KUPANG – Setelah beberapa waktu adem ayem saja, kasus
anggota DPRD Kota Kupang, Mokrianus Lay yang dilaporkan istrinya merebak kembali. Dimana, sang mantan istri yakni Anggi Widodo kembali membuat publik heboh dengan pernyataannya.
Rian Van Frits Kapitan, SH, MH selaku kuasa Hukum Mokrianus Imanuel Lay ketika dihubungi kupangterkini.com memberikan tanggapan atas petunjuk yang diberikan oleh Jaksa Peneliti kepada Penyidik.
Rian pada prinsipnya, tidak sependapat dengan keberatan yang diajukan oleh pihak Anggi Widodo (Istri Mokris Lay/Pelapor) yang keberatan dengan petunjuk Jaksa Peneliti dalam berbagai pemberitaan sebelumnya. Menurut Rian, Jaksa adalah pemilik perkara pidana karena ada asas dominis litis, tidak boleh diintervensi kerja-kerja profesional dari jaksa dalam penanganan suatu perkara pidana dan memang sangat dibutuhkan pemeriksaan lanjutan terhadap psikologi/kejiwaan anak seperti yang menjadi petunjuk Jaksa kepada Penyidik.
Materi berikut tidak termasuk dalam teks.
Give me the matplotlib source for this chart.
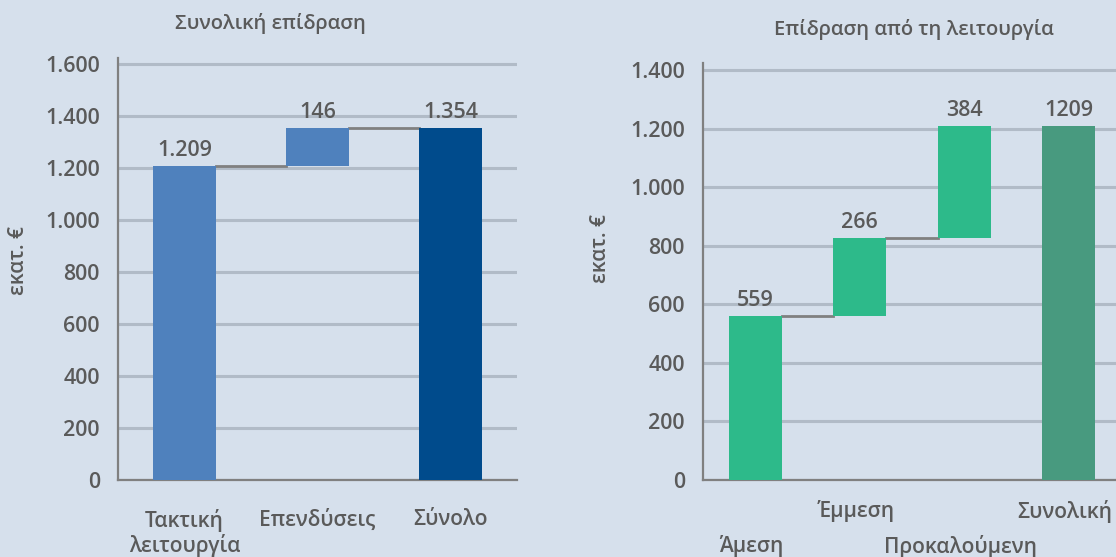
import matplotlib
matplotlib.use("Agg")
import matplotlib.pyplot as plt
from matplotlib.ticker import FuncFormatter

plt.rcParams['font.family'] = ['Open Sans', 'Noto Sans', 'DejaVu Sans']
plt.rcParams['font.weight'] = 'semibold'

# ---- data ----
left_categories = ["Τακτική\nλειτουργία", "Επενδύσεις", "Σύνολο"]
left_values = [1209, 146, 1354]          # step, step, total
left_labels = ["1.209", "146", "1.354"]
left_title = "Συνολική επίδραση"
left_yticks = [0, 200, 400, 600, 800, 1000, 1200, 1400, 1600]

right_categories = ["Άμεση", "Έμμεση", "Προκαλούμενη", "Συνολική"]
right_values = [559, 266, 384, 1209]     # steps + total
right_labels = ["559", "266", "384", "1209"]
right_title = "Επίδραση από τη λειτουργία"
right_yticks = [0, 200, 400, 600, 800, 1000, 1200, 1400]
ylabel = "εκατ. €"

BG = "#d6e0ec"
GRID = "#b1bbc7"
AXC = "#808080"
TXT = "#5a5a5a"

fig = plt.figure(figsize=(11.16, 5.57), dpi=100, facecolor=BG)
W, H = 1116, 557

def fmt(v, pos):
    return f"{int(v):,}".replace(",", ".")

def setup(ax, ylim, yticks):
    ax.set_facecolor(BG)
    ax.set_ylim(*ylim)
    ax.set_yticks(yticks)
    ax.yaxis.set_major_formatter(FuncFormatter(fmt))
    ax.grid(axis="y", color=GRID, lw=2.2, zorder=0)
    ax.set_axisbelow(True)
    for s in ["top", "right"]:
        ax.spines[s].set_visible(False)
    for s in ["left", "bottom"]:
        ax.spines[s].set_color(AXC)
        ax.spines[s].set_linewidth(1.6)
        ax.spines[s].set_zorder(1)
    ax.tick_params(axis="y", length=0, pad=13, labelsize=15.5, labelcolor=TXT)
    ax.tick_params(axis="x", length=0, labelbottom=False)

# ---- left panel ----
axL = fig.add_axes([118 / W, 1 - 480 / H, (517 - 118) / W, (480 - 58) / H])
setup(axL, (0, 1623), left_yticks)
axL.set_xlim(-0.5, len(left_categories) - 0.5)
wL = 0.48
bottomsL = [0, left_values[0], 0]
colorsL = ["#4f81bd", "#4f81bd", "#004b8c"]
for i, (v, b, c) in enumerate(zip(left_values, bottomsL, colorsL)):
    axL.bar(i, v, bottom=b, width=wL, color=c, zorder=2)
    axL.annotate(left_labels[i], xy=(i, b + v), xytext=(0, 5), textcoords="offset pixels",
                 ha="center", va="bottom", fontsize=15.5, color=TXT, zorder=3)
# connectors
tops = [left_values[0], left_values[0] + left_values[1]]
for i, t in enumerate(tops):
    axL.plot([i + wL / 2, i + 1 - wL / 2], [t, t], color=AXC, lw=2, zorder=1.5)
for i, lab in enumerate(left_categories):
    axL.annotate(lab, xy=(i, 0), xytext=(0, -29), textcoords="offset pixels",
                 ha="center", va="top", fontsize=15, color=TXT, linespacing=1.1,
                 annotation_clip=False)
fig.text(270 / W, 1 - 24 / H, left_title, ha="center", va="center", fontsize=14.5, color=TXT)
fig.text(18 / W, 1 - 260 / H, ylabel, rotation=90, ha="center", va="center", fontsize=15, color=TXT)

# ---- right panel ----
axR = fig.add_axes([703 / W, 1 - 480 / H, (1121 - 703) / W, (480 - 63) / H])
setup(axR, (0, 1424), right_yticks)
axR.set_xlim(-0.5, len(right_categories) - 0.5)
wR = 0.51
bottomsR = [0, right_values[0], right_values[0] + right_values[1], 0]
colorsR = ["#2dba8a", "#2dba8a", "#2dba8a", "#489a7f"]
for i, (v, b, c) in enumerate(zip(right_values, bottomsR, colorsR)):
    axR.bar(i, v, bottom=b, width=wR, color=c, zorder=2)
    axR.annotate(right_labels[i], xy=(i, b + v), xytext=(0, 5), textcoords="offset pixels",
                 ha="center", va="bottom", fontsize=15.5, color=TXT, zorder=3)
topsR = [right_values[0], right_values[0] + right_values[1]]
for i, t in enumerate(topsR):
    axR.plot([i + wR / 2, i + 1 - wR / 2], [t, t], color=AXC, lw=2, zorder=1.5)
for i, lab in enumerate(right_categories):
    off = -20 if i % 2 == 1 else -55
    axR.annotate(lab, xy=(i, 0), xytext=(-4, off), textcoords="offset pixels",
                 ha="center", va="top", fontsize=15, color=TXT, annotation_clip=False)
fig.text(914 / W, 1 - 30 / H, right_title, ha="center", va="center", fontsize=14.5, color=TXT)
fig.text(600 / W, 1 - 248 / H, ylabel, rotation=90, ha="center", va="center", fontsize=15, color=TXT)

fig.savefig("out.png", dpi=100, facecolor=BG)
“Ini karena dalam putusan perceraian antara Pak Mokris dan Istrinya itu, jelas-jelas bukan Pak Mokris yang melakukan perbuatan yang mengganggu mental /kejiwaan kedua orang anak sehingga berpengaruh kepada pertumbuhan kedua orang anak.
Pemeriksaan psikologi lanjutan di Bali menjadi penting untuk memastikan apakah benar anak-anak Pak Mokris terganggu mental dan kejiwaannya akibat perbuatan Pak Mokris,” ungkapnya Kamis (2/10/25)
“Harus benar-benar objektif karena selain putusan perdata ini telah membuktikan bukan pak Mokris yang melakukan perbuatan mengganggu mental anak, putusan itu juga membebankan pak mokris untuk memberi nafkah anak per bulan Rp. 7.500.000 serta mengasuh kedua anak setiap Sabtu dan Minggu.
Sehingga, tindak pidana penelantaran dalam Undang-Undang Perlindungan Anak yang menjerat Pak Mokris justru jika dipaksakan maka akan bertentangan dengan asas kepentingan terbaik bagi anak yang diatur dalam Pasal 2 Undang-Undang itu sendiri
asas kepentingan terbaik bagi anak harus menjadi prioritas dalam penanganan perkara-perkara yang menempatkan anak sebagai korban,” tambah Ryan.
Menurutnya, jika kasus tersebut dipaksakan, katakanlah menghilangkan petunjuk pemeriksaan psikologi lanjutan di Bali, maka bagaimana caranya Mokrianus bisa melaksanakan kewajiban-kewajibannya sesuai putusan perdata bagi kedua orang anaknya.
“Jadi kami mohon kepada Kejaksaan Tinggi NTT agar objektif dan profesional dalam penanganan perkara ini. Kejaksaan harus bekerja berdasarkan hukum, bukan berdasarkan tekanan dari berbagai pemberitaan yang ada,” harapnya.
“Karena ini menyangkut dengan nasib orang. Bagaimana orang yang kesalahannya belum mampu dibuktikan dengan bukti permulaan yang ada tetapi karena tekanan-tekanan yang sifatnya non hukum kemudian menjadikan orang itu kasusnya dipaksakan dan kesalahannya itu menjadi ada,” ucapnya lagi.
Menurut Rian, salah satu prinsip utama dalam penegakan hukum pidana adalah kesalahan itu harus ditemukan bukan kesalahan dicari-cari, dua hal ini sangat berbeda secara fundamental.
“Kalau kesalahan dicari-cari maka yang ada ketidakadilan bagi Pak Mokris.
Jadi kami mendukung penuh dan berharap Kejati NTT tetap profesional dan independen serta objektif secara hukum dalam melihat kasus Pak Mokris Lay,” tandasnya.